I need to prove that $\lim_{x\to1}\frac{1-\sqrt{x}}{1-x}=\frac{1}{2}$. My first step was re-writing this as: $\frac{1}{1+\sqrt{x}}$. So now for the sketch of the proof i got:
Let $\epsilon>0$. Note that for all $x\in\mathbb{R}^+$ with $|x-1|<\delta$: $\left|\frac{1}{1+\sqrt{x}}-\frac{1}{2}\right|=\frac{|1-\sqrt{x}|}{2|1+\sqrt{x}|}=\frac{|1-\sqrt{x}|}{2(1+\sqrt{x})}$. (since $|1+\sqrt{x}|\geq 0$ we can omit the absolute value symbols).
Now, observe that: $|x-1|<\delta \Leftrightarrow -\delta<x-1<\delta\Leftrightarrow -\delta+1<x<\delta+1\Leftrightarrow\sqrt{-\delta+1}-1<\sqrt{x}-1<\sqrt{\delta+1}-1$. And thus $|\sqrt{x}-1|<\sqrt{\delta+1}-1$. (Note that has to be $\delta<1$ or the root would be negative)
Now observe that: $\frac{|1-\sqrt{x}|}{2(1+\sqrt{x})}\leq \frac{1}{2}|1-\sqrt{x}|<\frac{1}{2}(\sqrt{\delta+1}-1)<\sqrt{\delta+1}-1<\epsilon.$
So, we get that $\delta+1<(\epsilon+1)^2\Leftrightarrow\delta<\epsilon^2+2\epsilon$.

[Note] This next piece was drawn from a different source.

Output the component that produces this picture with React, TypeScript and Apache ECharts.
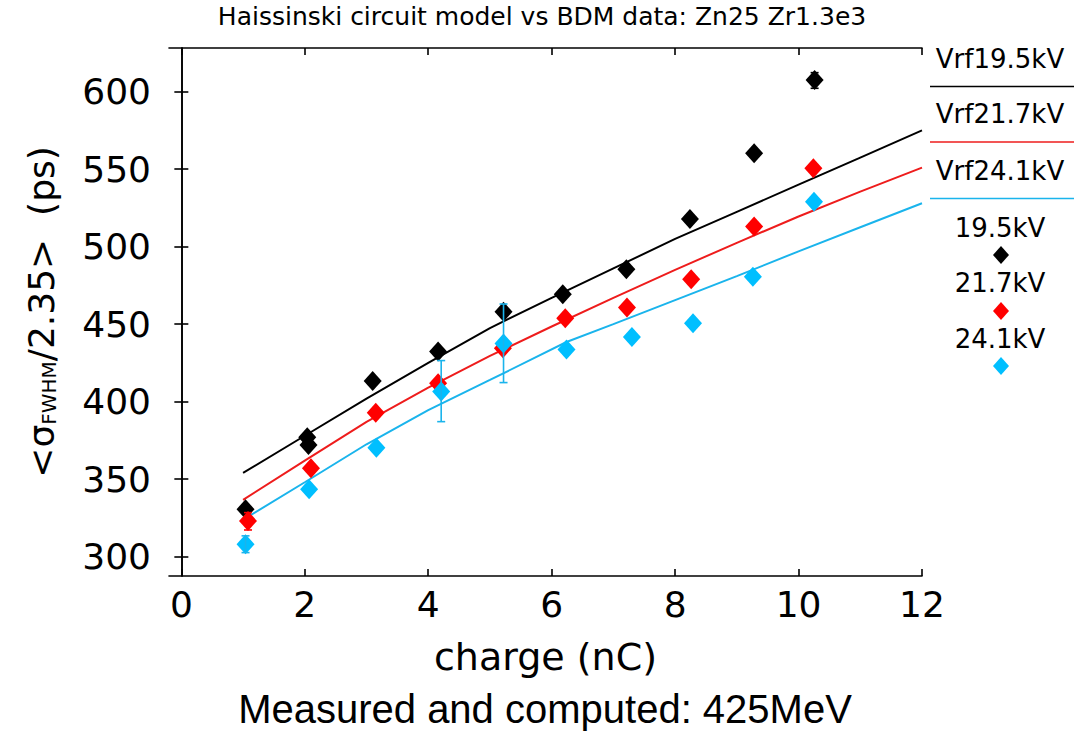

For me,this is a bit confusing. Normally i would get a more elegant delta definition, so i don't know if what i did was true. Another problem for me was that normally i could use the $|x-1|<\delta$ directly, and maybe got another restriction. But this time i only used that $|\sqrt{x}-1|<\sqrt{\delta+1}-1$. Can somebody clarify, if what i did was right / a way to do this more elegantly?
As $x=1$ is not considered, you are allowed to simplify the expression as
$$\frac1{1+\sqrt x}$$ when clearly tends to $\dfrac12$.
Now solving
$$\frac1{1+\sqrt x}-\frac12=\pm \epsilon$$ (the function is monotonic decreasing) we have
$$x=\left(1-\frac2{1\pm2\epsilon}\right)^2$$
and the proof works with
$$\delta\le\min\left(1-\left(1-\frac2{1+2\epsilon}\right)^2, \left(1-\frac2{1-2\epsilon}\right)^2-1\right)$$ which is the tightest bound.